Hi! I haven't posted in a loooong time. Many heartfelt thanks to all who do.
This is a "heads up" about legislation that may be coming to your state. I recently discovered that Washington State changed coverage for all drugs classified as "oral chemotherapy". This change will be a great help to some, but has unintended consequences for many of us. I discovered this when I showed up to pay my $20 copay for Gleevec at Walgreens only to presented with a bill for $1384.42! This is due to a recently passed bill to help those who are taking oral chemo drugs that kill cancer cells and can be injected or given intravenously. While Gleevec fits none of these characteristics, it is still classified with the other "oral chemo" drugs. This bill switches all oral chemo drugs, and Gleevec, from my prescription benefit into my Medical plan which has a $1500 deductible. Luckily, I am blessed to be working and can pay it, although it certainly makes my budget tight for awhile! The Washington State Insurance Commission representative felt that Gleevec may be wrongly classified and I have filed a complaint.

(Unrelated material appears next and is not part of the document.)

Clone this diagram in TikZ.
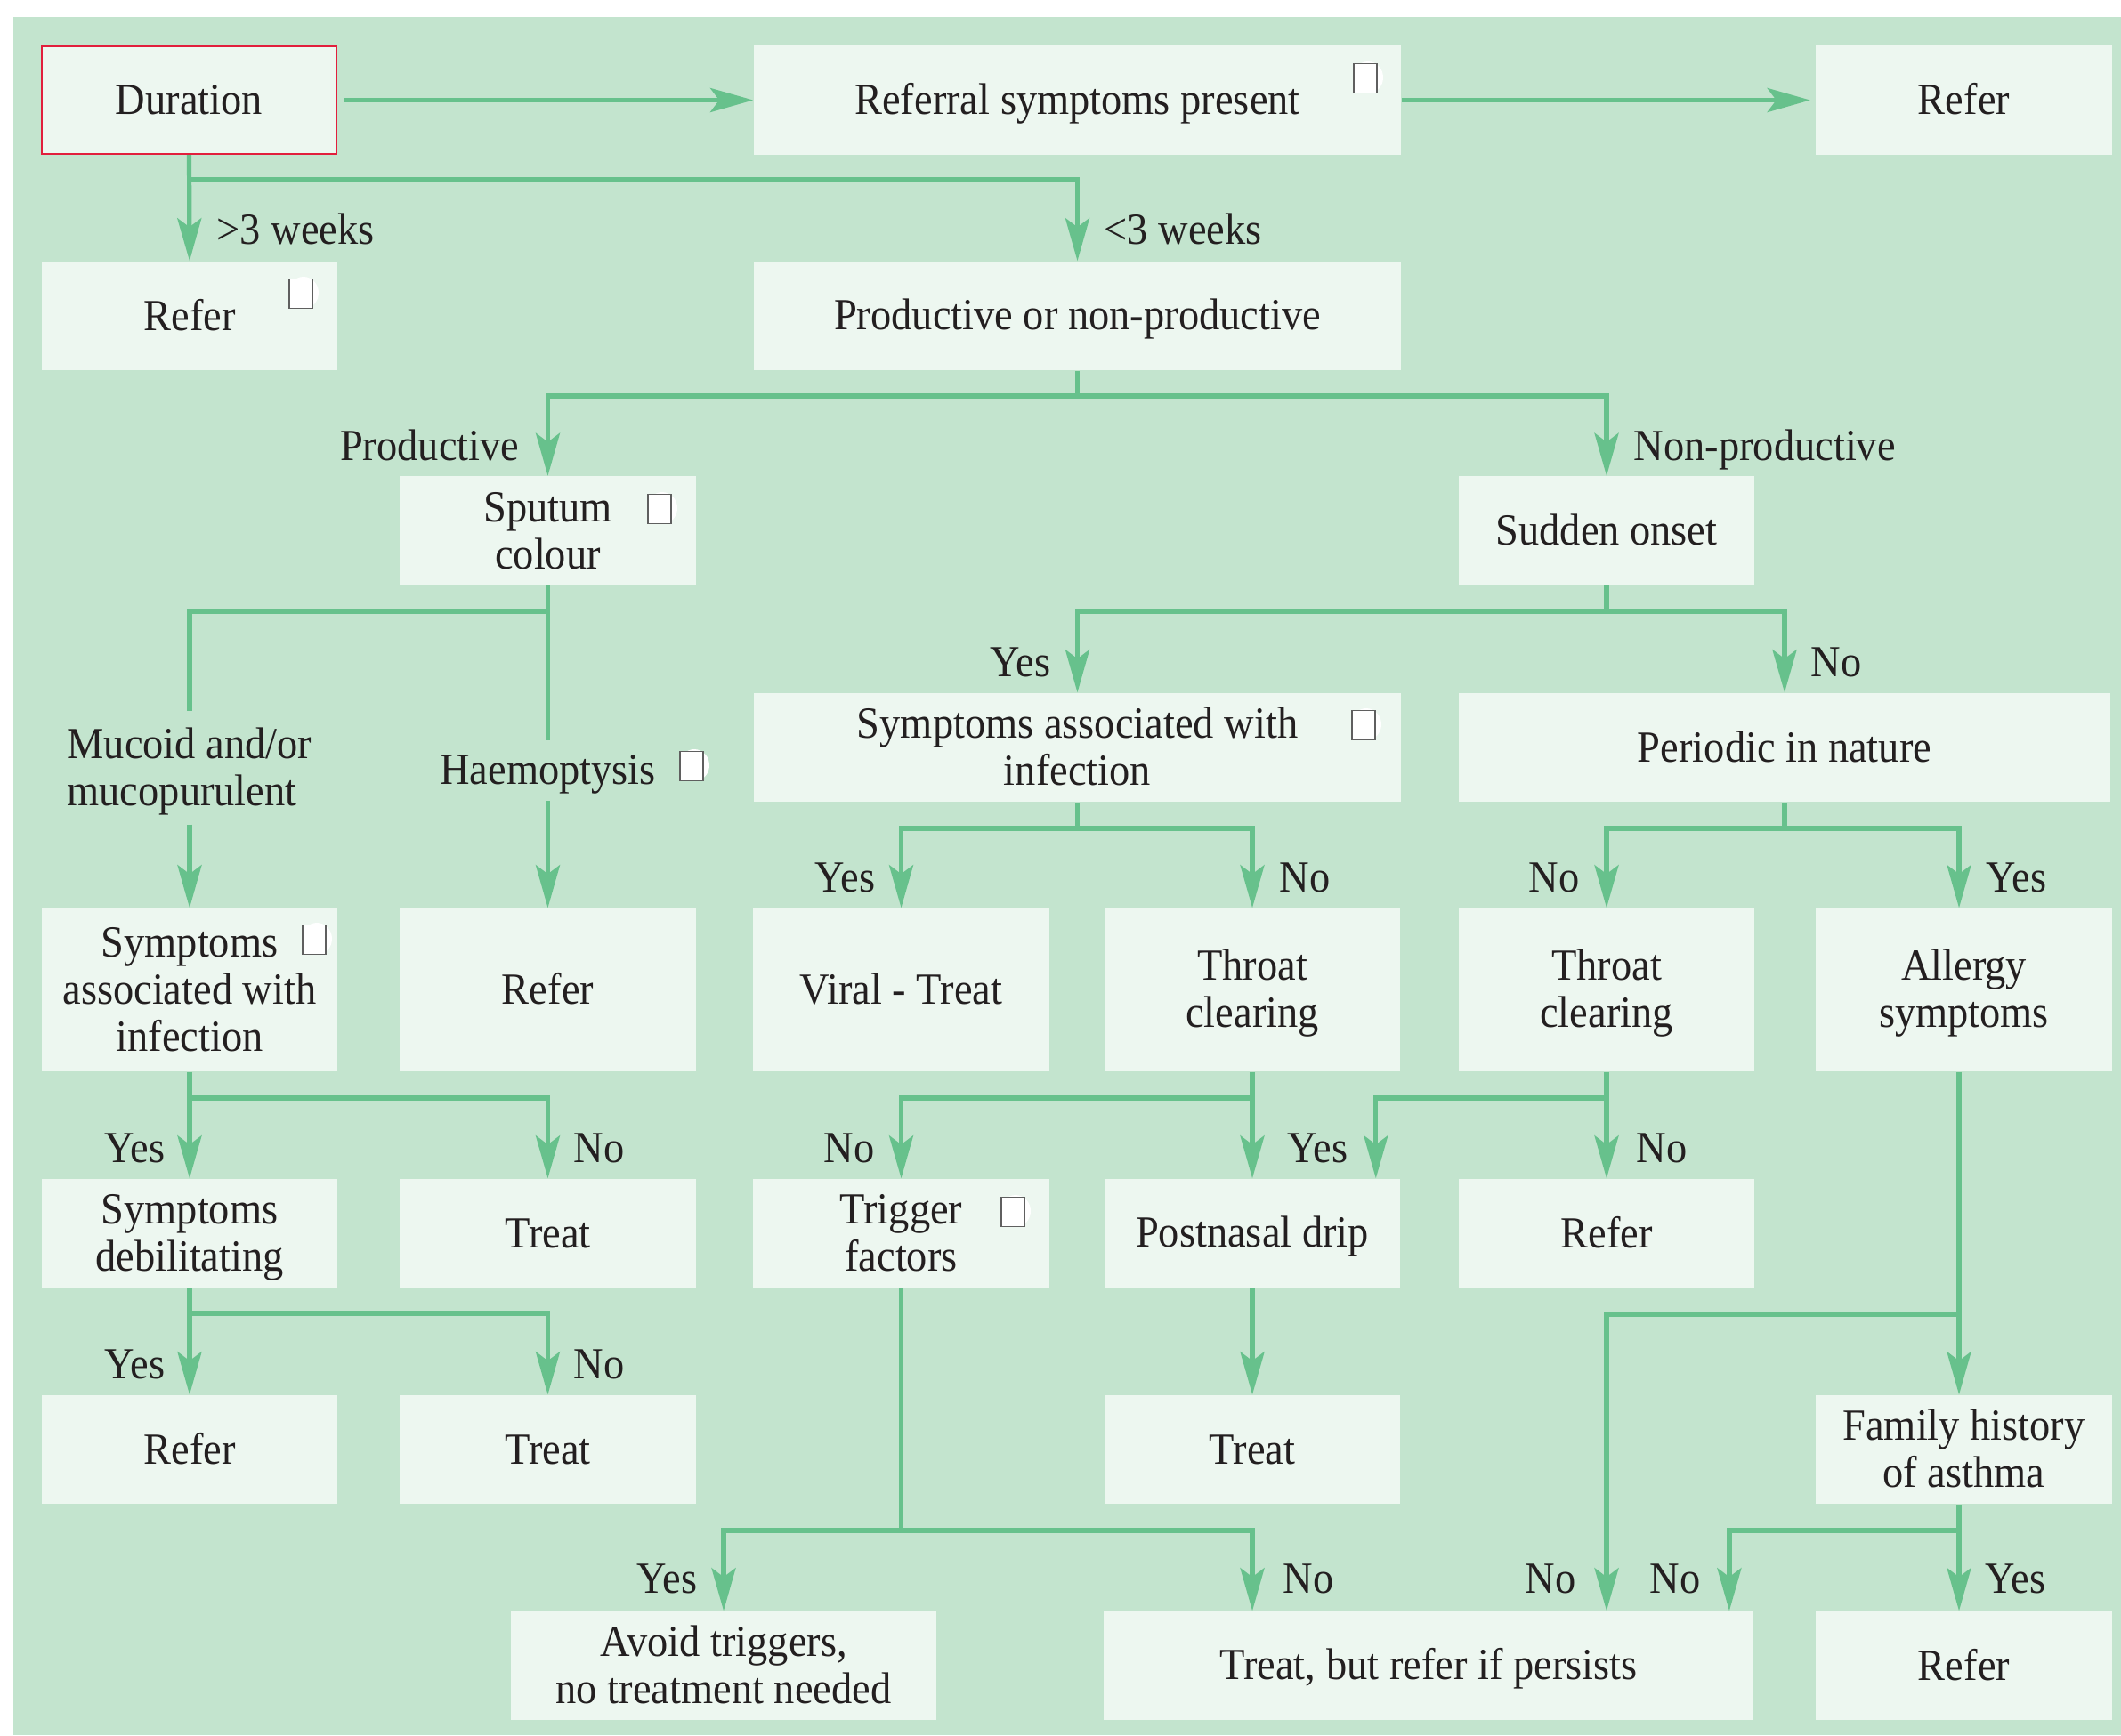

You may want to check with your state legislators to make sure that any legislation in your state has the right language before it is instituted and see how this effects your health plan (mine is Premera Blue Cross). I have no idea how this impacts those on Medicare. Here is a statement from Novartis at a hearing before this law (Washington State Bill 1517) went into effect:
"• Novartis Oncology supports language that improves patient access to oral anti-cancer medications, but feels parity may result in unintended consequences. It states that their oral cancer drug, Glivec, is already adequately covered under most pharmacy benefits and that parity would result in a large increase in out-of-pocket costs for many patients. Novartis recommends specific protective language be added to the bill to prohibit movement from the pharmacy to the medical benefit."